* [WHAT THE TASK REQUIRES]
Print nothing but the lines from the start of the listing below through the line that contains "(2,2) rectangle (765,502);". Do not include the pictures.

* [EXTRACTED RECORDS]
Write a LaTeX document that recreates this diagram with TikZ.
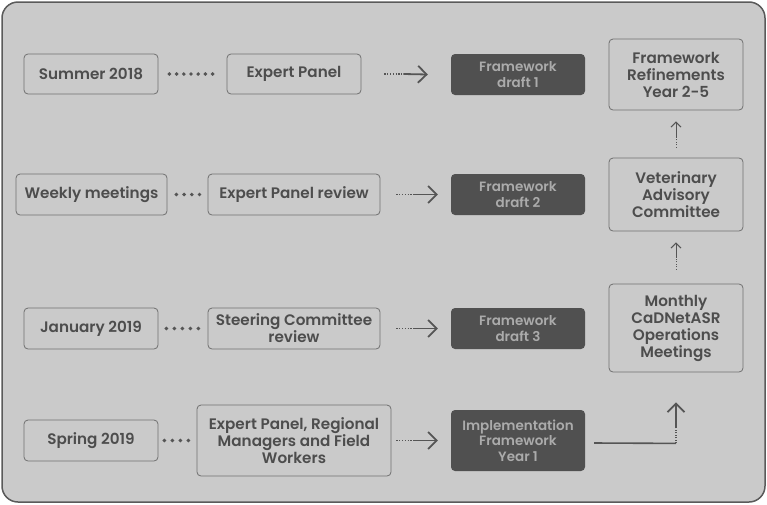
\documentclass[tikz,border=0pt]{standalone}
\usepackage{fontspec}
\setmainfont{Poppins}[BoldFont={Poppins SemiBold}]
\usetikzlibrary{arrows.meta,calc}

\definecolor{panelbg}{HTML}{CACACA}
\definecolor{panelframe}{HTML}{5A5A5A}
\definecolor{boxline}{HTML}{707070}
\definecolor{boxtext}{HTML}{4D4D4D}
\definecolor{darkbox}{HTML}{505050}
\definecolor{darktext}{HTML}{ABABAB}
\definecolor{arrowgray}{HTML}{555555}

\tikzset{
  stepbox/.style={draw=boxline, line width=0.8pt, rounded corners=4pt, align=center,
    text=boxtext, inner sep=0pt, font=\bfseries\fontsize{15.2}{17}\selectfont},
  draftbox/.style={fill=darkbox, rounded corners=4pt, align=center, text=darktext,
    inner sep=0pt, minimum width=134pt, font=\bfseries\fontsize{13.5}{15.5}\selectfont},
  dotrow/.style={draw=arrowgray, line width=3.9pt, line cap=round, dash pattern=on 0pt off #1},
  dotrow/.default=7.2pt,
  finedots/.style={draw=arrowgray, line width=1.2pt, dash pattern=on 1.2pt off 1.6pt},
  headline/.style={draw=arrowgray, line width=1.8pt,
    -{Straight Barb[length=8.5pt,width=17pt,line width=1.8pt]}},
  thinhead/.style={draw=arrowgray, line width=1pt,
    -{Straight Barb[length=5pt,width=10pt,line width=1pt]}},
  thindots/.style={draw=arrowgray, line width=1pt, dash pattern=on 1pt off 1.5pt}
}

\begin{document}
\begin{tikzpicture}[x=1pt, y=-1pt]
% Panel behind everything
\useasboundingbox (0,0) rectangle (767,504);
\draw[fill=panelbg, draw=panelframe, line width=1.5pt, rounded corners=16pt] (2,2) rectangle (765,502);

% Row 1
\node[stepbox, minimum width=134pt, minimum height=40pt] (sum) at (91,74) {Summer 2018};
\node[stepbox, minimum width=134pt, minimum height=40pt] (ep1) at (294,74) {Expert Panel};
\node[draftbox, minimum height=41pt] (fd1) at (518,74.5) {Framework\\draft 1};
\node[stepbox, minimum width=134pt, minimum height=71pt] (ref) at (676,74.5) {Framework\\Refinements\\Year 2-5};

% Row 2
\node[stepbox, minimum width=151pt, minimum height=41pt] (week) at (91.5,194.5) {Weekly meetings};
\node[stepbox, minimum width=172pt, minimum height=41pt] (epr) at (294,194.5) {Expert Panel review};
\node[draftbox, minimum height=41pt] (fd2) at (518,194.5) {Framework\\draft 2};
\node[stepbox, minimum width=134pt, minimum height=73pt] (vet) at (676,194.5) {Veterinary\\Advisory\\Committee};

% Row 3
\node[stepbox, minimum width=134pt, minimum height=41pt] (jan) at (91,328.5) {January 2019};
\node[stepbox, minimum width=172pt, minimum height=41pt] (scr) at (294,328.5) {Steering Committee\\review};
\node[draftbox, minimum height=41pt] (fd3) at (518,328.5) {Framework\\draft 3};
\node[stepbox, minimum width=134pt, minimum height=88pt] (mon) at (676,328) {Monthly\\CaDNetASR\\Operations\\Meetings};

% Row 4
\node[stepbox, minimum width=134pt, minimum height=41pt] (spr) at (91,440.5) {Spring 2019};
\node[stepbox, minimum width=194pt, minimum height=71pt] (epw) at (294,440.5) {Expert Panel, Regional\\Managers and Field\\Workers};
\node[draftbox, minimum height=61pt] (impl) at (518,440.5) {Implementation\\Framework\\Year 1};

% Dots between date and group
\draw[dotrow] ($(sum.east)+(11,0)$) -- ($(ep1.west)+(-13,0)$);
\draw[dotrow=7.7pt] ($(week.east)+(9,0)$) -- ($(epr.west)+(-7,0)$);
\draw[dotrow=8pt] ($(jan.east)+(8,0)$) -- ($(scr.west)+(-8,0)$);
\draw[dotrow=8pt] ($(spr.east)+(6,0)$) -- ($(epw.west)+(-7,0)$);

% Arrows into the drafts
\draw[finedots] ($(ep1.east)+(23,0)$) -- ($(ep1.east)+(42,0)$);
\draw[headline] ($(ep1.east)+(42,0)$) -- ($(fd1.west)+(-23,0)$);
\draw[finedots] ($(epr.east)+(16,0)$) -- ($(epr.east)+(33,0)$);
\draw[headline] ($(epr.east)+(33,0)$) -- ($(fd2.west)+(-13,0)$);
\draw[finedots] ($(scr.east)+(16,0)$) -- ($(scr.east)+(33,0)$);
\draw[headline] ($(scr.east)+(33,0)$) -- ($(fd3.west)+(-13,0)$);
\draw[finedots] ($(epw.east)+(5,0)$) -- ($(epw.east)+(22,0)$);
\draw[headline] ($(epw.east)+(22,0)$) -- ($(impl.west)+(-13,0)$);

% Arrows up the right column
\draw[thindots] ($(vet.north)+(0,-10)$) -- ($(vet.north)+(0,-21)$);
\draw[thinhead] ($(vet.north)+(0,-21)$) -- ($(ref.south)+(0,11)$);
\draw[thindots] ($(mon.north)+(0,-14)$) -- ($(mon.north)+(0,-27)$);
\draw[thinhead] ($(mon.north)+(0,-27)$) -- ($(vet.south)+(0,11)$);

% Implementation back up to the monthly meetings
\coordinate (turn) at ($(mon.south)+(0,71)$);
\draw[draw=arrowgray, line width=1.6pt] ($(impl.east)+(9,2.5)$) -- (turn);
\draw[thindots, line width=1.4pt] (turn) -- ($(turn)+(0,-16)$);
\draw[headline] ($(turn)+(0,-16)$) -- ($(mon.south)+(0,30)$);
\end{tikzpicture}
\end{document}
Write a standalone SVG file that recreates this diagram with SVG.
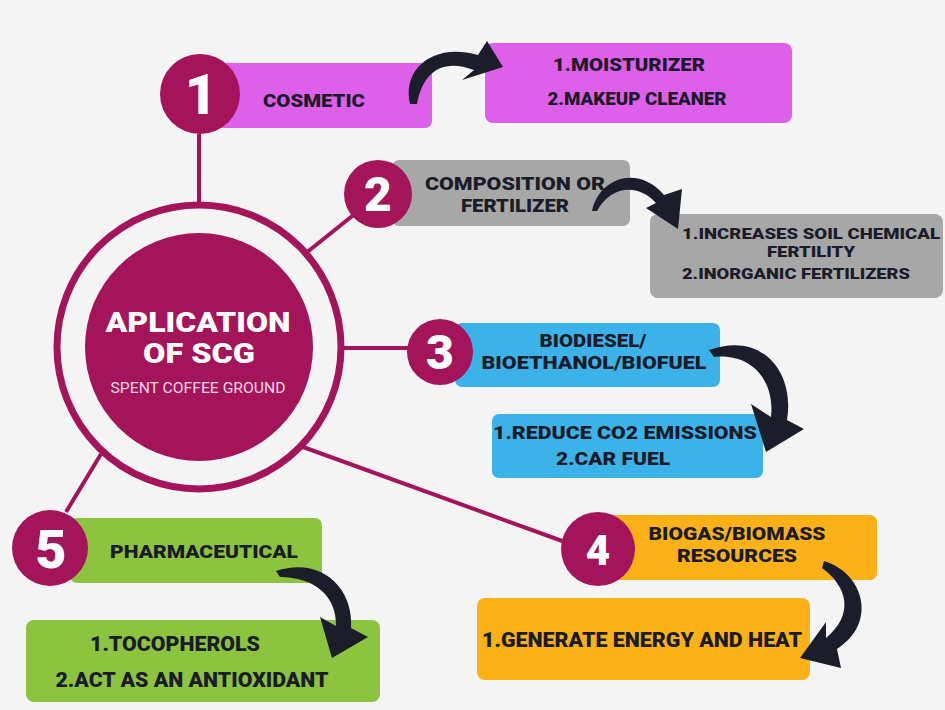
<svg xmlns="http://www.w3.org/2000/svg" width="945" height="710" viewBox="0 0 945 710">
<style>
.bg{fill:#f4f4f5}
.mag{fill:#a3145b}
.ln{stroke:#a3145b;stroke-width:4;fill:none}
.pk{fill:#de5fea}
.gy{fill:#a7a7a7}
.bl{fill:#3bb3e9}
.or{fill:#fcb216}
.gr{fill:#8cc440}
.t{font-family:Roboto,"Liberation Sans",sans-serif;font-weight:900;fill:#1b1b2a;text-anchor:middle;font-size:18.5px}
.s{font-size:15px}
.m{font-size:18px}
.l{font-size:19.5px}
.num{font-family:Roboto,"Liberation Sans",sans-serif;font-weight:900;fill:#ffffff;text-anchor:middle}
.ct{font-family:Roboto,"Liberation Sans",sans-serif;fill:#ffffff;text-anchor:middle}
.arr{fill:#1b1d2b}
</style>
<rect class="bg" x="0" y="0" width="945" height="710"/>
<g id="connectors">
<line class="ln" x1="199" y1="134" x2="199" y2="204"/>
<line class="ln" x1="306" y1="253" x2="356" y2="213"/>
<line class="ln" x1="340" y1="348" x2="415" y2="348"/>
<line class="ln" x1="303" y1="447" x2="565" y2="542"/>
<line class="ln" x1="101" y1="454" x2="66" y2="512"/>
</g>
<g id="center">
<circle cx="199" cy="347" r="142" fill="none" stroke="#a3145b" stroke-width="7"/>
<circle class="mag" cx="199" cy="347" r="114"/>
<text class="ct" x="198" y="332" font-weight="900" font-size="27" textLength="185" lengthAdjust="spacingAndGlyphs">APLICATION</text>
<text class="ct" x="199" y="363" font-weight="900" font-size="27" textLength="112" lengthAdjust="spacingAndGlyphs">OF SCG</text>
<text class="ct" x="198" y="393" font-weight="400" font-size="14.5" style="fill:#f3d6e4" textLength="175" lengthAdjust="spacingAndGlyphs">SPENT COFFEE GROUND</text>
</g>
<g id="node1">
<rect class="pk" x="215" y="63" width="217" height="65" rx="7"/>
<text class="t" x="314" y="107" textLength="102" lengthAdjust="spacingAndGlyphs">COSMETIC</text>
<circle class="mag" cx="200" cy="94" r="40"/>
<text class="num" x="201" y="114" font-size="56">1</text>
</g>
<g id="node1b">
<rect class="pk" x="485" y="43" width="307" height="80" rx="8"/>
<text class="t" x="629" y="71" textLength="152" lengthAdjust="spacingAndGlyphs">1.MOISTURIZER</text>
<text class="t" x="637" y="105" textLength="179" lengthAdjust="spacingAndGlyphs">2.MAKEUP CLEANER</text>
</g>
<g id="node2">
<rect class="gy" x="392" y="160" width="238" height="66" rx="7"/>
<text class="t" x="515" y="190" textLength="180" lengthAdjust="spacingAndGlyphs">COMPOSITION OR</text>
<text class="t" x="515" y="212" textLength="108" lengthAdjust="spacingAndGlyphs">FERTILIZER</text>
<circle class="mag" cx="378" cy="194" r="34"/>
<text class="num" x="378" y="211" font-size="48">2</text>
</g>
<g id="node2b">
<rect class="gy" x="650" y="214" width="293" height="84" rx="8"/>
<text class="t s" x="811" y="239" textLength="258" lengthAdjust="spacingAndGlyphs">1.INCREASES SOIL CHEMICAL</text>
<text class="t s" x="811" y="257" textLength="88" lengthAdjust="spacingAndGlyphs">FERTILITY</text>
<text class="t s" x="796" y="279" textLength="228" lengthAdjust="spacingAndGlyphs">2.INORGANIC FERTILIZERS</text>
</g>
<g id="node3">
<rect class="bl" x="455" y="323" width="265" height="64" rx="7"/>
<text class="t" x="593" y="347" textLength="107" lengthAdjust="spacingAndGlyphs">BIODIESEL/</text>
<text class="t" x="594" y="369" textLength="225" lengthAdjust="spacingAndGlyphs">BIOETHANOL/BIOFUEL</text>
<circle class="mag" cx="440" cy="352" r="33"/>
<text class="num" x="440" y="369" font-size="48">3</text>
</g>
<g id="node3b">
<rect class="bl" x="492" y="414" width="271" height="64" rx="7"/>
<text class="t" x="625" y="439" textLength="264" lengthAdjust="spacingAndGlyphs">1.REDUCE CO2 EMISSIONS</text>
<text class="t" x="613" y="465" textLength="114" lengthAdjust="spacingAndGlyphs">2.CAR FUEL</text>
</g>
<g id="node4">
<rect class="or" x="605" y="515" width="272" height="65" rx="7"/>
<text class="t m" x="737" y="540" textLength="177" lengthAdjust="spacingAndGlyphs">BIOGAS/BIOMASS</text>
<text class="t m" x="737" y="562" textLength="120" lengthAdjust="spacingAndGlyphs">RESOURCES</text>
<circle class="mag" cx="598" cy="549" r="37"/>
<text class="num" x="598" y="565" font-size="42">4</text>
</g>
<g id="node4b">
<rect class="or" x="477" y="598" width="333" height="82" rx="8"/>
<text class="t l" x="642" y="647" textLength="320" lengthAdjust="spacingAndGlyphs">1.GENERATE ENERGY AND HEAT</text>
</g>
<g id="node5">
<rect class="gr" x="70" y="518" width="252" height="65" rx="7"/>
<text class="t" x="204" y="558" textLength="188" lengthAdjust="spacingAndGlyphs">PHARMACEUTICAL</text>
<circle class="mag" cx="50" cy="548" r="38"/>
<text class="num" x="51" y="568" font-size="54">5</text>
</g>
<g id="node5b">
<rect class="gr" x="26" y="620" width="354" height="82" rx="8"/>
<text class="t l" x="175" y="651" textLength="170" lengthAdjust="spacingAndGlyphs">1.TOCOPHEROLS</text>
<text class="t l" x="192" y="687" textLength="273" lengthAdjust="spacingAndGlyphs">2.ACT AS AN ANTIOXIDANT</text>
</g>
<g id="arrows">
<path class="arr" d="M410 104 C402 70 432 42 478 55 L487 41 L503 67 L462 80 L474 70 C442 58 423 72 417 104 Z"/>
<path class="arr" d="M592 211 C599 178 638 164 664 195 L682 189 L678 229 L646 208 L656 203 C637 183 611 186 597 211 Z"/>
<path class="arr" d="M709 350 C762 331 795 372 787 420 L804 429 L766 452 L751 404 L771 417 C775 381 752 353 714 357 Z"/>
<path class="arr" d="M824 561 C864 573 878 623 837 649 L841 668 L800 658 L826 622 L826 638 C855 614 847 586 822 568 Z"/>
<path class="arr" d="M276 571 C323 556 354 590 351 628 L368 637 L332 658 L320 617 L336 626 C337 596 314 577 280 577 Z"/>
</g>
</svg>
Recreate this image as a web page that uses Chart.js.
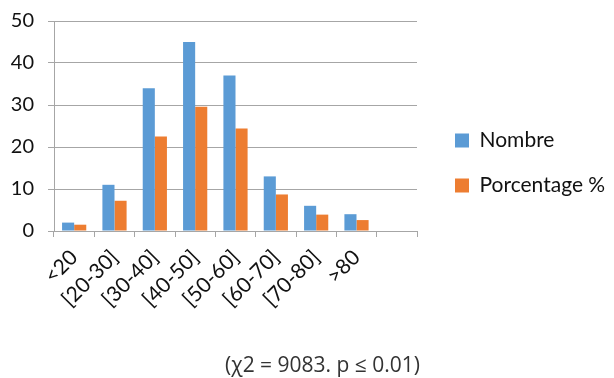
<!DOCTYPE html>
<html><head><meta charset="utf-8">
<script src="https://cdn.jsdelivr.net/npm/chart.js@4"></script>
<style>
html,body{margin:0;padding:0;background:#fff;}
#wrap{position:relative;width:614px;height:378px;}
#cap{position:absolute;left:225px;top:350px;font-family:"Open Sans",sans-serif;font-size:21px;color:#333;white-space:nowrap;}
</style></head><body>
<div id="wrap"><canvas id="c" width="614" height="378"></canvas>
<div id="cap">(χ2 = 9083. p ≤ 0.01)</div></div>
<script>
const categories = ['<20','[20-30]','[30-40]','[40-50]','[50-60]','[60-70]','[70-80]','>80',''];
const nombre = [2, 11, 34, 45, 37, 13, 6, 4, null];
const porcentage = [1.5, 7.2, 22.5, 29.6, 24.4, 8.7, 3.9, 2.6, null];
const yTicks = [0, 10, 20, 30, 40, 50];
const gridCol = '#A6A6A6';
const txtCol = '#111';
const legendFix = {
  id: 'legendFix',
  afterInit(chart) {
    const lg = chart.legend;
    if (!lg) return;
    const origFit = lg.fit.bind(lg);
    lg.fit = function () { origFit(); this.width = 197; };
  },
  afterLayout(chart) {
    const lg = chart.legend;
    if (!lg) return;
    const w = lg.right - lg.left;
    lg.left += 14; lg.right = lg.left + w;
    lg.top -= 26; lg.bottom -= 26;
  }
};
new Chart(document.getElementById('c'), {
  type: 'bar',
  data: {
    labels: categories,
    datasets: [
      {label: 'Nombre', data: nombre, backgroundColor: '#5B9BD5', categoryPercentage: 0.6, barPercentage: 1.0},
      {label: 'Porcentage %', data: porcentage, backgroundColor: '#ED7D31', categoryPercentage: 0.6, barPercentage: 1.0}
    ]
  },
  plugins: [legendFix],
  options: {
    responsive: false,
    animation: false,
    layout: {padding: {top: 0, right: 0, left: 0, bottom: 0}},
    plugins: {
      legend: {
        position: 'right',
        labels: {boxWidth: 14, boxHeight: 14, padding: 24, color: txtCol, font: {family: 'Lato', size: 21}}
      },
      tooltip: {enabled: false}
    },
    scales: {
      x: {
        offset: true,
        grid: {offset: true, drawOnChartArea: false, drawTicks: true, tickLength: 6, color: gridCol},
        border: {color: gridCol},
        ticks: {minRotation: 45, maxRotation: 45, color: txtCol, font: {family: 'Lato', size: 21}, padding: 8},
        afterFit: s => { s.height = 147; }
      },
      y: {
        min: 0, max: 50,
        afterBuildTicks: s => { s.ticks = yTicks.map(v => ({value: v})); },
        grid: {color: gridCol, tickLength: 6},
        border: {color: gridCol},
        ticks: {color: txtCol, font: {family: 'Lato', size: 20}, padding: 14},
        afterFit: s => { s.width = 54; s.paddingTop = 21; }
      }
    }
  }
});
</script></body></html>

* [THE COMPLETED TASK]
Write a LaTeX document that recreates this diagram with TikZ.
\documentclass[tikz,border=0pt]{standalone}
\usepackage{fontspec}
\setmainfont{Poppins}[BoldFont={Poppins SemiBold}]
\usetikzlibrary{arrows.meta,calc}

\definecolor{panelbg}{HTML}{CACACA}
\definecolor{panelframe}{HTML}{5A5A5A}
\definecolor{boxline}{HTML}{707070}
\definecolor{boxtext}{HTML}{4D4D4D}
\definecolor{darkbox}{HTML}{505050}
\definecolor{darktext}{HTML}{ABABAB}
\definecolor{arrowgray}{HTML}{555555}

\tikzset{
  stepbox/.style={draw=boxline, line width=0.8pt, rounded corners=4pt, align=center,
    text=boxtext, inner sep=0pt, font=\bfseries\fontsize{15.2}{17}\selectfont},
  draftbox/.style={fill=darkbox, rounded corners=4pt, align=center, text=darktext,
    inner sep=0pt, minimum width=134pt, font=\bfseries\fontsize{13.5}{15.5}\selectfont},
  dotrow/.style={draw=arrowgray, line width=3.9pt, line cap=round, dash pattern=on 0pt off #1},
  dotrow/.default=7.2pt,
  finedots/.style={draw=arrowgray, line width=1.2pt, dash pattern=on 1.2pt off 1.6pt},
  headline/.style={draw=arrowgray, line width=1.8pt,
    -{Straight Barb[length=8.5pt,width=17pt,line width=1.8pt]}},
  thinhead/.style={draw=arrowgray, line width=1pt,
    -{Straight Barb[length=5pt,width=10pt,line width=1pt]}},
  thindots/.style={draw=arrowgray, line width=1pt, dash pattern=on 1pt off 1.5pt}
}

\begin{document}
\begin{tikzpicture}[x=1pt, y=-1pt]
% Panel behind everything
\useasboundingbox (0,0) rectangle (767,504);
\draw[fill=panelbg, draw=panelframe, line width=1.5pt, rounded corners=16pt] (2,2) rectangle (765,502);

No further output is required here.